Diese Analyse zeigt, wie das feministische Projekt zusammen mit
Markt und Staat umstrukturiert wurde. Wenn wir uns darüber
bewußt werden, wie wir funktionieren und beeinflußt werden,
können wir unsere eigenen Strategien hinterfragen und die
Machtanalyse zurück in den feministischen Diskurs bringen.
Der globale feministische Kanon kritisch hinterfragt:
Plädoyer für eine neue feministische Gesellschaftskritik
Feminismus als Gesellschaftskritik und soziale Bewegung trat für
politische wie persönliche Freiheit und ökonomische
Gerechtigkeit ein, stellte eine Verbindung her zwischen
Institutionen wie Familie, Markt oder Staat und der
Unterdrückung von Frauen und setzte sich für die Umgestaltung
von Machtstrukturen in den Geschlechterverhältnissen ein.

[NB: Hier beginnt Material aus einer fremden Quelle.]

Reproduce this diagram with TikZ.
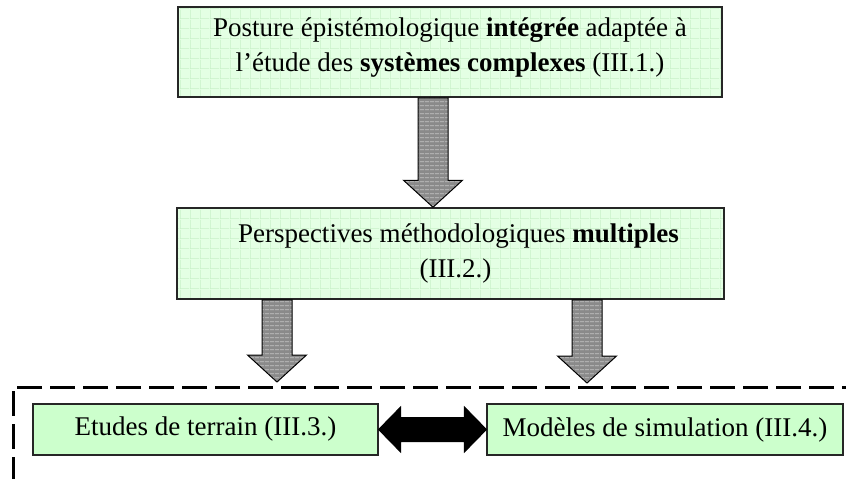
\documentclass[tikz,border=0pt]{standalone}
\usepackage{fontspec}
\setmainfont{Liberation Serif}
\usetikzlibrary{patterns,calc}

% light grid texture for the two upper boxes
\pgfdeclarepatternformonly{softgrid}{\pgfpointorigin}{\pgfpoint{10pt}{10pt}}{\pgfpoint{10pt}{10pt}}{%
  \pgfsetlinewidth{0.8pt}%
  \pgfpathmoveto{\pgfpoint{0pt}{0.4pt}}\pgfpathlineto{\pgfpoint{10pt}{0.4pt}}%
  \pgfpathmoveto{\pgfpoint{0.4pt}{0pt}}\pgfpathlineto{\pgfpoint{0.4pt}{10pt}}%
  \pgfusepath{stroke}}
% horizontal streaks for the block arrows
\pgfdeclarepatternformonly{streaks}{\pgfpointorigin}{\pgfpoint{5pt}{4pt}}{\pgfpoint{5pt}{4pt}}{%
  \pgfsetlinewidth{1pt}%
  \pgfpathmoveto{\pgfpoint{0pt}{1.5pt}}\pgfpathlineto{\pgfpoint{5pt}{1.5pt}}%
  \pgfusepath{stroke}}

\definecolor{palegreen}{HTML}{E4FFE4}
\definecolor{gridgreen}{HTML}{C8F0C8}
\definecolor{boxgreen}{HTML}{CCFFCC}
\definecolor{arrowgray}{HTML}{8A8A8A}
\definecolor{streakgray}{HTML}{C4C4C4}

\tikzset{
  bigbox/.style={draw=black!85, line width=1.5pt,
    preaction={fill=palegreen},
    preaction={pattern=softgrid, pattern color=gridgreen},
    align=center, inner sep=0pt, font=\fontsize{27}{35}\selectfont},
  smallbox/.style={draw=black!85, line width=1.2pt, fill=boxgreen,
    align=center, inner sep=0pt, font=\fontsize{27}{35}\selectfont},
  blockarrow/.style={draw=black, line width=1pt,
    preaction={fill=arrowgray},
    preaction={pattern=streaks, pattern color=streakgray}},
  dblarrow/.style={draw=black, line width=1pt, fill=black},
  frameline/.style={draw=black, line width=3pt, dash pattern=on 25pt off 8pt}
}

% downward block arrow: from the y of #1 to the tip y of #2, centred on the x of #3
\newcommand{\blockdown}[3]{%
  \draw[blockarrow] let \p1=(#1), \p2=(#2), \p3=(#3) in
    (\x3-15pt,\y1) -- (\x3+15pt,\y1) -- (\x3+15pt,\y2+27pt) -- (\x3+29.5pt,\y2+27pt)
    -- (\x3,\y2) -- (\x3-29.5pt,\y2+27pt) -- (\x3-15pt,\y2+27pt) -- cycle;}

\begin{document}
\begin{tikzpicture}[x=1pt,y=-1pt]
  \useasboundingbox (0,0) rectangle (846,479);
  \clip (0,0) rectangle (846,479);

  % boxes
  \node[bigbox, minimum width=544pt, minimum height=90pt, text depth=14pt] (posture) at (450,52)
    {Posture épistémologique \textbf{intégrée} adaptée à\\l’étude des \textbf{systèmes complexes} (III.1.)};
  \node[bigbox, minimum width=547pt, minimum height=91pt] (methodes) at (450.5,253.5)
    {\hspace*{16pt}Perspectives méthodologiques \textbf{multiples}\\\hspace*{10pt}(III.2.)};
  \node[smallbox, minimum width=345pt, minimum height=51pt] (terrain) at (205.5,429.5)
    {Etudes de terrain (III.3.)};
  \node[smallbox, minimum width=356pt, minimum height=51pt] (simul) at (665,429.5)
    {Modèles de simulation (III.4.)};

  % dashed frame around the two approaches
  \coordinate (framecorner) at (13,387);
  \draw[frameline] (900,387) -| (13,520);

  % block arrows
  \coordinate (a1x) at (433,0);
  \coordinate (tipL) at (277,382);
  \coordinate (tipR) at (587,383);
  \blockdown{posture.south}{methodes.north}{a1x}
  \blockdown{methodes.south}{tipL}{tipL}
  \blockdown{methodes.south}{tipR}{tipR}

  % two-way arrow between the approaches
  \draw[dblarrow] let \p1=(terrain.east), \p2=(simul.west) in
    (\x1,\y1) -- (\x1+22pt,\y1+22.5pt) -- (\x1+22pt,\y1+12pt) -- (\x2-22pt,\y1+12pt)
    -- (\x2-22pt,\y1+22.5pt) -- (\x2,\y1) -- (\x2-22pt,\y1-22.5pt) -- (\x2-22pt,\y1-12pt)
    -- (\x1+22pt,\y1-12pt) -- (\x1+22pt,\y1-22.5pt) -- cycle;
\end{tikzpicture}
\end{document}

Allerdings hat sich während des letzten Jahrzehnts weltweit das
sog. Gendermainstreaming durchgesetzt, ein Ansatz, der
feministische Themen in einem neoliberal umorganisierten Markt
und Staat verortet. Zwar wurden Frauen politisch sichtbar und
traten in den Arbeitsmarkt ein, gleichzeitig jedoch vergrößerten
sich die Einkommensunterschiede zwischen ihnen, und die Zahl von
Frauen, die ihre Existenzgrundlage verloren und in Armut leben,
ist angestiegen. Parallel dazu wurde Feminismus als soziale
Bewegung und Gesellschaftskritik marginalisiert.
Was hat sich verändert?
Diese Interpretation der Entwicklung möchte ich an Hand der
Veränderungen in den feministischen Diskursen der frühen 1990er
und der frühen 2000er Jahre aufzeigen. In der „Women’s Action
Agenda for a Healthy Planet", die im Vorfeld des Erdgipfels von
Rio entstanden ist, haben Feministinnen und Aktivistinnen noch
soziale Ungleichheit, umweltschädliche Produktionsmuster,
Unternehmensinteressen und militärische Kontrolle kritisiert.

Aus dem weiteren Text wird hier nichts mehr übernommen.